── Material ──

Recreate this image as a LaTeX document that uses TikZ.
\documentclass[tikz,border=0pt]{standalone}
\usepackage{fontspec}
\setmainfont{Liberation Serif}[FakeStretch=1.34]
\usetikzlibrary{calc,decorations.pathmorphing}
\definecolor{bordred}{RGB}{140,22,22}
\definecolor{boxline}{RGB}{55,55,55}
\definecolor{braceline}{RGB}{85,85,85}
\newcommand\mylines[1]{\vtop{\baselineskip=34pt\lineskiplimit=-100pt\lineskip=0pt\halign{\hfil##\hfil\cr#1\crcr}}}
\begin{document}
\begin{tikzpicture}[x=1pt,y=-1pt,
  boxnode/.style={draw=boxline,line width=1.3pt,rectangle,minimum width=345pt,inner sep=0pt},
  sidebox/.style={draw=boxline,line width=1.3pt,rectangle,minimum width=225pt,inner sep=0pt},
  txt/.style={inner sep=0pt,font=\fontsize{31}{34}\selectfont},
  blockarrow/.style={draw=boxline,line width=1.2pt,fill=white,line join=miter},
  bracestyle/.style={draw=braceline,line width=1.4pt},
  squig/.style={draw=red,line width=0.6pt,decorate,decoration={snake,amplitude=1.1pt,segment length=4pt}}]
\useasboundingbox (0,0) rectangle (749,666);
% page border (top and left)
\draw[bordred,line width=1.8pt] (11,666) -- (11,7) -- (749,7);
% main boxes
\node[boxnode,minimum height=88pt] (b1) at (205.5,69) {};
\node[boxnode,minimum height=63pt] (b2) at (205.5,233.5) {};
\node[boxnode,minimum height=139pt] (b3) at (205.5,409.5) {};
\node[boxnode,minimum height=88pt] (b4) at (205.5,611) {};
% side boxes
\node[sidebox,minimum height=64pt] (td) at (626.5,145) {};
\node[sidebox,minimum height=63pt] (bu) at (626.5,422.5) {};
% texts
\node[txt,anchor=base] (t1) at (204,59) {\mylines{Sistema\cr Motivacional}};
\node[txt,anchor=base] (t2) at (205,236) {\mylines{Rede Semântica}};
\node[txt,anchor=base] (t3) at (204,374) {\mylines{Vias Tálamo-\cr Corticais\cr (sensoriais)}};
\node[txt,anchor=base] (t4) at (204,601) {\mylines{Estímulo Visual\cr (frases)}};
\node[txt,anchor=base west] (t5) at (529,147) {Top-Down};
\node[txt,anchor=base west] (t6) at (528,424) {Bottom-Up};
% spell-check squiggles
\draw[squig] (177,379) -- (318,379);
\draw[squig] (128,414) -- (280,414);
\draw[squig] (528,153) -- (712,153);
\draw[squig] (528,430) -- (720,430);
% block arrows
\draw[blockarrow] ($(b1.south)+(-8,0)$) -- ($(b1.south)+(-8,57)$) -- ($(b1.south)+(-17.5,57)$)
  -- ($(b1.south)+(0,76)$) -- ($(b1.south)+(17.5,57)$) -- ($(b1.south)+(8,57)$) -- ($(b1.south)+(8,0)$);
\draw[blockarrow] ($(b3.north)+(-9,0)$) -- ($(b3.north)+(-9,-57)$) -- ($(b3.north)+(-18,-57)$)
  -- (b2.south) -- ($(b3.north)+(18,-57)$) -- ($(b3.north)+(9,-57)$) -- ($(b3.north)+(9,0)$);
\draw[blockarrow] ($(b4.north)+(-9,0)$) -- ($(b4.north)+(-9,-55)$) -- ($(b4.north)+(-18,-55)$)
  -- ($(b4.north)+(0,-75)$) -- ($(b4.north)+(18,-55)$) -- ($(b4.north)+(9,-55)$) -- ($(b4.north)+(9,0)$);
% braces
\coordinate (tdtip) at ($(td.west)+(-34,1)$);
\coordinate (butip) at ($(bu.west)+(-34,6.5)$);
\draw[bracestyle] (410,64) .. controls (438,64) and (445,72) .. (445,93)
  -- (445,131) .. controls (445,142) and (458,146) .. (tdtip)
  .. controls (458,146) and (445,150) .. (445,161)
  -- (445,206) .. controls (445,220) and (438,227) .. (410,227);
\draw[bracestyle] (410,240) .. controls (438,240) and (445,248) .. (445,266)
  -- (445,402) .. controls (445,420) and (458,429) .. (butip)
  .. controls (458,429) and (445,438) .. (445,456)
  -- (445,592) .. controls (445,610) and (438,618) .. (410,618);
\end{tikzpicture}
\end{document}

───

What to do:
Recite the full listing above exactly.

Solution:
Recreate this image as a LaTeX document that uses TikZ.
\documentclass[tikz,border=0pt]{standalone}
\usepackage{fontspec}
\setmainfont{Liberation Serif}[FakeStretch=1.34]
\usetikzlibrary{calc,decorations.pathmorphing}
\definecolor{bordred}{RGB}{140,22,22}
\definecolor{boxline}{RGB}{55,55,55}
\definecolor{braceline}{RGB}{85,85,85}
\newcommand\mylines[1]{\vtop{\baselineskip=34pt\lineskiplimit=-100pt\lineskip=0pt\halign{\hfil##\hfil\cr#1\crcr}}}
\begin{document}
\begin{tikzpicture}[x=1pt,y=-1pt,
  boxnode/.style={draw=boxline,line width=1.3pt,rectangle,minimum width=345pt,inner sep=0pt},
  sidebox/.style={draw=boxline,line width=1.3pt,rectangle,minimum width=225pt,inner sep=0pt},
  txt/.style={inner sep=0pt,font=\fontsize{31}{34}\selectfont},
  blockarrow/.style={draw=boxline,line width=1.2pt,fill=white,line join=miter},
  bracestyle/.style={draw=braceline,line width=1.4pt},
  squig/.style={draw=red,line width=0.6pt,decorate,decoration={snake,amplitude=1.1pt,segment length=4pt}}]
\useasboundingbox (0,0) rectangle (749,666);
% page border (top and left)
\draw[bordred,line width=1.8pt] (11,666) -- (11,7) -- (749,7);
% main boxes
\node[boxnode,minimum height=88pt] (b1) at (205.5,69) {};
\node[boxnode,minimum height=63pt] (b2) at (205.5,233.5) {};
\node[boxnode,minimum height=139pt] (b3) at (205.5,409.5) {};
\node[boxnode,minimum height=88pt] (b4) at (205.5,611) {};
% side boxes
\node[sidebox,minimum height=64pt] (td) at (626.5,145) {};
\node[sidebox,minimum height=63pt] (bu) at (626.5,422.5) {};
% texts
\node[txt,anchor=base] (t1) at (204,59) {\mylines{Sistema\cr Motivacional}};
\node[txt,anchor=base] (t2) at (205,236) {\mylines{Rede Semântica}};
\node[txt,anchor=base] (t3) at (204,374) {\mylines{Vias Tálamo-\cr Corticais\cr (sensoriais)}};
\node[txt,anchor=base] (t4) at (204,601) {\mylines{Estímulo Visual\cr (frases)}};
\node[txt,anchor=base west] (t5) at (529,147) {Top-Down};
\node[txt,anchor=base west] (t6) at (528,424) {Bottom-Up};
% spell-check squiggles
\draw[squig] (177,379) -- (318,379);
\draw[squig] (128,414) -- (280,414);
\draw[squig] (528,153) -- (712,153);
\draw[squig] (528,430) -- (720,430);
% block arrows
\draw[blockarrow] ($(b1.south)+(-8,0)$) -- ($(b1.south)+(-8,57)$) -- ($(b1.south)+(-17.5,57)$)
  -- ($(b1.south)+(0,76)$) -- ($(b1.south)+(17.5,57)$) -- ($(b1.south)+(8,57)$) -- ($(b1.south)+(8,0)$);
\draw[blockarrow] ($(b3.north)+(-9,0)$) -- ($(b3.north)+(-9,-57)$) -- ($(b3.north)+(-18,-57)$)
  -- (b2.south) -- ($(b3.north)+(18,-57)$) -- ($(b3.north)+(9,-57)$) -- ($(b3.north)+(9,0)$);
\draw[blockarrow] ($(b4.north)+(-9,0)$) -- ($(b4.north)+(-9,-55)$) -- ($(b4.north)+(-18,-55)$)
  -- ($(b4.north)+(0,-75)$) -- ($(b4.north)+(18,-55)$) -- ($(b4.north)+(9,-55)$) -- ($(b4.north)+(9,0)$);
% braces
\coordinate (tdtip) at ($(td.west)+(-34,1)$);
\coordinate (butip) at ($(bu.west)+(-34,6.5)$);
\draw[bracestyle] (410,64) .. controls (438,64) and (445,72) .. (445,93)
  -- (445,131) .. controls (445,142) and (458,146) .. (tdtip)
  .. controls (458,146) and (445,150) .. (445,161)
  -- (445,206) .. controls (445,220) and (438,227) .. (410,227);
\draw[bracestyle] (410,240) .. controls (438,240) and (445,248) .. (445,266)
  -- (445,402) .. controls (445,420) and (458,429) .. (butip)
  .. controls (458,429) and (445,438) .. (445,456)
  -- (445,592) .. controls (445,610) and (438,618) .. (410,618);
\end{tikzpicture}
\end{document}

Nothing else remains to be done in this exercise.